その中で、佐藤氏が「当時の共産党にいた若い世代で最も知的なエネルギーを発揮できていたのが、『天才マルクス兄弟』と呼ばれていた、上田耕一郎と、その実弟の不破哲三だ」と強調している。
<共産党では、宮本顕治氏に自己批判を出されたが、あの二人は飛び抜けて知的で、特に上田のほうは、理論家としての水準が極めて高くて、スターリン批判初期の様々な論争にも絡んだ人でした。上田耕一郎は2008年に81歳で亡くなりましたが、不破哲三は2021年現在も存命です。不破を超えられる人はあの党からはもう出てこないでしょう。党内では「不破の神格化」が進んでいると言えます>
このように書かれている上田耕一郎氏と不破哲三氏には、私も特別に関心を持ち、2人に何度も真剣な討論を吹っかけている。
まず上田氏は、西武百貨店の経営者であった堤清二氏と大変仲が良かった。
堤氏は弟の義明氏と並んで、西武グループの統領であったが、晩年までマルクスの信奉者でもあった。西武百貨店の社員たちに労働組合を作らせたのは、実は堤氏だったのである。堤氏は、父親である康次郎氏の大批判者であり、経営者である自分にも疑問を持ち、悩み続けていた。
ところで上田氏だが、私は、人間としても上田氏の理念も信頼していた。だが、共産党のあり方にはいろいろ疑問を抱いていた。

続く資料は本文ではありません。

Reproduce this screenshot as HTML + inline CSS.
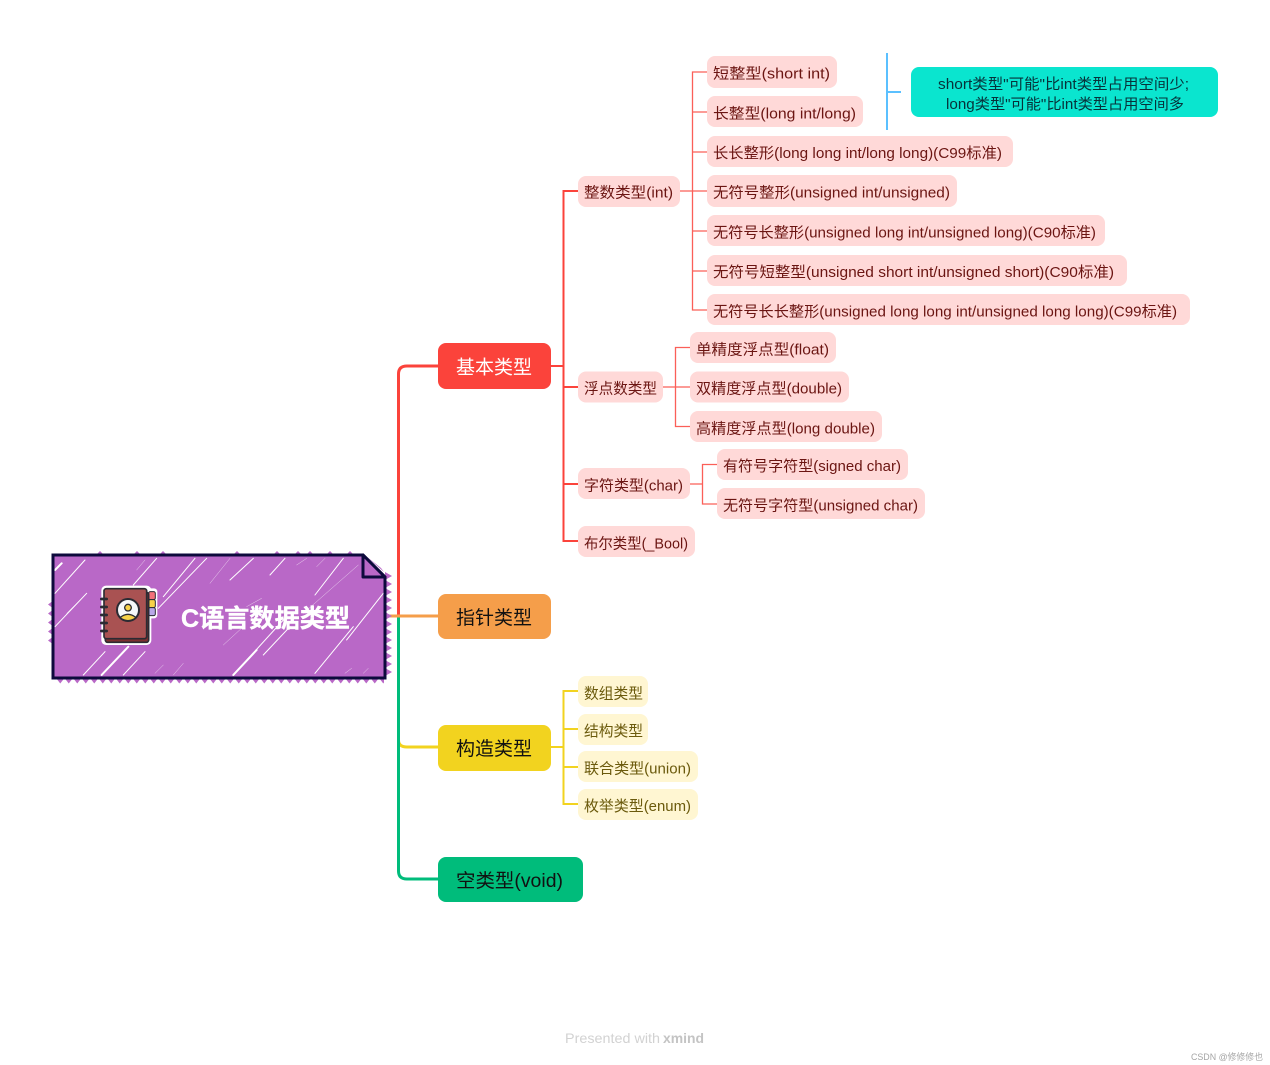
<!DOCTYPE html>
<html><head><meta charset="utf-8"><style>
html,body{margin:0;padding:0;background:#fff}
svg{display:block}
text{font-family:"Liberation Sans","Noto Sans CJK SC",sans-serif}
.r{fill:#FFD9D8}.y{fill:#FFF6D2}
.rt{fill:#6B1512;font-size:14.6px;transform:translate(0,.7px)}
.yt{fill:#6B5A0C;font-size:14.6px;transform:translate(0,.5px)}
.m{font-size:19px;fill:#111}
</style></head><body>
<svg width="1270" height="1065" viewBox="0 0 1270 1065" xmlns="http://www.w3.org/2000/svg">
<defs>
<clipPath id="c"><polygon points="53,555 363,555 385,577 385,678 53,678"/></clipPath>
<pattern id="zb" x="56" y="678" width="8.500" height="6" patternUnits="userSpaceOnUse"><polygon points="0,0 8.500,0 4.250,5.500" fill="#B968C7"/></pattern>
<pattern id="zr" x="385" y="572" width="7" height="8" patternUnits="userSpaceOnUse"><polygon points="0,0 7,4 0,8" fill="#B968C7"/></pattern>
<pattern id="zl" x="48" y="600" width="6" height="9" patternUnits="userSpaceOnUse"><polygon points="6,0 0,4.500 6,9" fill="#B968C7"/></pattern>
</defs>
<rect x="0" y="0" width="1270" height="1065" fill="#fff"/>

<!-- trunk connectors -->
<g fill="none" stroke-width="3">
<path d="M386 616H398.500V374Q398.500 366 407 366H438" stroke="#FB433B"/>
<path d="M398.500 616V740Q398.500 747 407 747H438" stroke="#F2D31F"/>
<path d="M398.500 616V871Q398.500 879 407 879H438" stroke="#00BC7B"/>
<path d="M386 616H438" stroke="#F59E4A"/>
</g>

<!-- level connectors -->
<g fill="none" stroke="#FB433B" stroke-width="2">
<path d="M551 366H563.500M578 191H563.500V541H578M563.500 387H578M563.500 484H578"/>
</g>
<g fill="none" stroke="#FB5F58" stroke-width="1.300">
<path d="M680 191H692.500M707 72H692.500V310H707M692.500 112H707M692.500 152H707M692.500 191H707M692.500 231H707M692.500 271H707"/>
<path d="M663 387H690M690 347.500H675.500V426.500H690"/>
<path d="M690 484H702.500M717 464.500H702.500V504H717"/>
</g>
<path d="M551 747H563.500M578 691H563.500V804H578M563.500 729H578M563.500 767H578" fill="none" stroke="#F2D31F" stroke-width="2"/>
<path d="M887 53V130M887 92H901" fill="none" stroke="#5BC0FF" stroke-width="2"/>

<!-- root sawtooth edge -->
<rect x="56" y="678" width="328" height="6" fill="url(#zb)"/>
<rect x="385" y="572" width="7" height="104" fill="url(#zr)"/>
<rect x="48" y="600" width="6" height="45" fill="url(#zl)"/>
<path d="M96 555L100 551L104 555ZM133 555L137 551L141 555ZM159 555L163 551L167 555ZM233 555L237 551L241 555ZM273 555L277 551L281 555ZM294 555L298 551L302 555ZM306 555L310 551L314 555ZM326 555L330 551L334 555ZM346 555L350 551L354 555ZM366 556L381 568L384 572Z" fill="#B968C7"/>
<polygon points="53,555 363,555 385,577 385,678 53,678" fill="#B968C7"/>
<g clip-path="url(#c)">
<g transform="translate(30,530) scale(.3333)" stroke="#fff" fill="none" stroke-linecap="round">
<path stroke-width="3" d="M75 190L165 90M75 290L170 190M310 165L380 85M400 200L495 85M385 235L530 85M600 150L670 85M720 135L765 85M855 195L940 85M160 435L225 365M280 435L345 365M610 435L760 270M855 430L970 290M950 330L1060 190M700 375L780 290"/>
<path stroke-width="6" d="M215 435L295 350M610 435L680 360M75 120L95 100"/>
<path stroke-width="1.500" opacity=".7" d="M110 250L170 190M320 120L345 90M800 105L830 85M860 110L885 85M580 345L640 290M650 230L695 205M375 430L400 405M430 435L460 400M945 430L965 415M1000 430L1015 415M540 160L600 85M820 250L985 105"/>
</g>
</g>
<path d="M53 555H363L385 577V678H53Z" fill="none" stroke="#0D0A3C" stroke-width="3"/>
<path d="M363 555V577H385Z" fill="#B968C7" stroke="#0D0A3C" stroke-width="3" stroke-linejoin="round"/>

<!-- icon -->
<g transform="translate(90,575) scale(.3333)">
<rect x="170" y="40" width="32" height="90" rx="10" fill="#fff"/>
<rect x="34" y="32" width="150" height="178" rx="14" fill="#fff"/>
<rect x="176" y="50" width="20" height="24" rx="5" fill="#F2707A" stroke="#2b2b33" stroke-width="3"/>
<rect x="176" y="74" width="20" height="24" rx="5" fill="#F7D24A" stroke="#2b2b33" stroke-width="3"/>
<rect x="176" y="98" width="20" height="24" rx="5" fill="#B9A8E8" stroke="#2b2b33" stroke-width="3"/>
<rect x="46" y="52" width="130" height="150" rx="7" fill="#7E2F2F" stroke="#2b2b33" stroke-width="5"/>
<rect x="42" y="41" width="128" height="150" rx="7" fill="#A95252" stroke="#2b2b33" stroke-width="5"/>
<g stroke="#2b2b33" stroke-width="8" stroke-linecap="round"><path d="M34 72H50M34 96H50M34 120H50M34 144H50M34 168H50"/></g>
<circle cx="114" cy="105" r="33" fill="#F6F8FA" stroke="#2b2b33" stroke-width="6"/>
<circle cx="114" cy="98" r="10" fill="#F7D24A" stroke="#2b2b33" stroke-width="4"/>
<path d="M90 128Q114 108 138 128Q114 146 90 128Z" fill="#F7D24A" stroke="#2b2b33" stroke-width="4"/>
</g>
<text x="181" y="627" font-size="25" font-weight="700" fill="#fff" stroke="#fff" stroke-width=".4" textLength="169" lengthAdjust="spacingAndGlyphs">C语言数据类型</text>

<!-- main topics -->
<rect x="438" y="343" width="113" height="46" rx="8" fill="#FB433B"/>
<text x="456" y="373.500" class="m" style="fill:#fff" textLength="76">基本类型</text>
<rect x="438" y="594" width="113" height="45" rx="8" fill="#F59E4A"/>
<text x="456" y="624" class="m" textLength="76">指针类型</text>
<rect x="438" y="725" width="113" height="46" rx="8" fill="#F2D31F"/>
<text x="456" y="755" class="m" textLength="76">构造类型</text>
<rect x="438" y="857" width="145" height="45" rx="8" fill="#00BC7B"/>
<text x="456" y="887" class="m" textLength="107" lengthAdjust="spacingAndGlyphs">空类型(void)</text>

<!-- red level 2 -->
<rect class="r" x="578" y="176" width="102" height="31" rx="8"/>
<text class="rt" x="584" y="197" textLength="89" lengthAdjust="spacingAndGlyphs">整数类型(int)</text>
<rect class="r" x="578" y="371.500" width="85" height="31" rx="8"/>
<text class="rt" x="584" y="393" textLength="73" lengthAdjust="spacingAndGlyphs">浮点数类型</text>
<rect class="r" x="578" y="468" width="112" height="31" rx="8"/>
<text class="rt" x="584" y="490" textLength="99" lengthAdjust="spacingAndGlyphs">字符类型(char)</text>
<rect class="r" x="578" y="526" width="117" height="31" rx="8"/>
<text class="rt" x="584" y="548" textLength="104" lengthAdjust="spacingAndGlyphs">布尔类型(_Bool)</text>

<!-- int children -->
<rect class="r" x="707" y="56" width="130" height="32" rx="8"/>
<text class="rt" x="713" y="78" textLength="117" lengthAdjust="spacingAndGlyphs">短整型(short int)</text>
<rect class="r" x="707" y="96" width="156" height="31" rx="8"/>
<text class="rt" x="713" y="118" textLength="143" lengthAdjust="spacingAndGlyphs">长整型(long int/long)</text>
<rect class="r" x="707" y="136" width="306" height="31" rx="8"/>
<text class="rt" x="713" y="157.500" textLength="289" lengthAdjust="spacingAndGlyphs">长长整形(long long int/long long)(C99标准)</text>
<rect class="r" x="707" y="175" width="250" height="32" rx="8"/>
<text class="rt" x="713" y="197" textLength="237" lengthAdjust="spacingAndGlyphs">无符号整形(unsigned int/unsigned)</text>
<rect class="r" x="707" y="215" width="398" height="31" rx="8"/>
<text class="rt" x="713" y="237" textLength="383" lengthAdjust="spacingAndGlyphs">无符号长整形(unsigned long int/unsigned long)(C90标准)</text>
<rect class="r" x="707" y="255" width="420" height="31" rx="8"/>
<text class="rt" x="713" y="276.500" textLength="401" lengthAdjust="spacingAndGlyphs">无符号短整型(unsigned short int/unsigned short)(C90标准)</text>
<rect class="r" x="707" y="294" width="483" height="31" rx="8"/>
<text class="rt" x="713" y="316" textLength="464" lengthAdjust="spacingAndGlyphs">无符号长长整形(unsigned long long int/unsigned long long)(C99标准)</text>

<!-- float children -->
<rect class="r" x="690" y="332" width="146" height="31" rx="8"/>
<text class="rt" x="696" y="354" textLength="133" lengthAdjust="spacingAndGlyphs">单精度浮点型(float)</text>
<rect class="r" x="690" y="371.500" width="159" height="31" rx="8"/>
<text class="rt" x="696" y="393" textLength="146" lengthAdjust="spacingAndGlyphs">双精度浮点型(double)</text>
<rect class="r" x="690" y="411" width="192" height="31" rx="8"/>
<text class="rt" x="696" y="433" textLength="179" lengthAdjust="spacingAndGlyphs">高精度浮点型(long double)</text>

<!-- char children -->
<rect class="r" x="717" y="449" width="191" height="31" rx="8"/>
<text class="rt" x="723" y="470.500" textLength="178" lengthAdjust="spacingAndGlyphs">有符号字符型(signed char)</text>
<rect class="r" x="717" y="488" width="208" height="31" rx="8"/>
<text class="rt" x="723" y="510" textLength="195" lengthAdjust="spacingAndGlyphs">无符号字符型(unsigned char)</text>

<!-- yellow children -->
<rect class="y" x="578" y="676" width="70" height="31" rx="8"/>
<text class="yt" x="584" y="698" textLength="59" lengthAdjust="spacingAndGlyphs">数组类型</text>
<rect class="y" x="578" y="714" width="70" height="31" rx="8"/>
<text class="yt" x="584" y="735.500" textLength="59" lengthAdjust="spacingAndGlyphs">结构类型</text>
<rect class="y" x="578" y="751" width="120" height="31" rx="8"/>
<text class="yt" x="584" y="773" textLength="107" lengthAdjust="spacingAndGlyphs">联合类型(union)</text>
<rect class="y" x="578" y="789" width="120" height="31" rx="8"/>
<text class="yt" x="584" y="810.500" textLength="107" lengthAdjust="spacingAndGlyphs">枚举类型(enum)</text>

<!-- summary -->
<rect x="911" y="67" width="307" height="50" rx="8" fill="#0AE5CF"/>
<text x="938" y="89" font-size="14.600" fill="#07323A" textLength="251" lengthAdjust="spacingAndGlyphs">short类型"可能"比int类型占用空间少;</text>
<text x="946" y="109" font-size="14.600" fill="#07323A" textLength="238" lengthAdjust="spacingAndGlyphs">long类型"可能"比int类型占用空间多</text>

<!-- footer -->
<text x="565" y="1043" font-size="14" fill="#D2D2D2" textLength="95" lengthAdjust="spacingAndGlyphs">Presented with</text>
<text x="663" y="1043" font-size="14" font-weight="700" fill="#C4C4C4" textLength="41" lengthAdjust="spacingAndGlyphs">xmind</text>
<text x="1191" y="1060" font-size="9" fill="#A5A5A5" textLength="72" lengthAdjust="spacingAndGlyphs">CSDN @修修修也</text>
</svg>
</body></html>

私は中学生のころから、最も信頼していたのは共産党であった。
共産党は太平洋戦争に最後まで反対し続け、宮本氏ら幹部は、敗戦で占領軍が進駐してくるまで、刑務所に入れられていた。占領軍が、彼らを解放したのである。だから、国民のほとんどが米軍を占領軍、進駐軍と呼んでいたが、共産党だけは解放軍と話していた。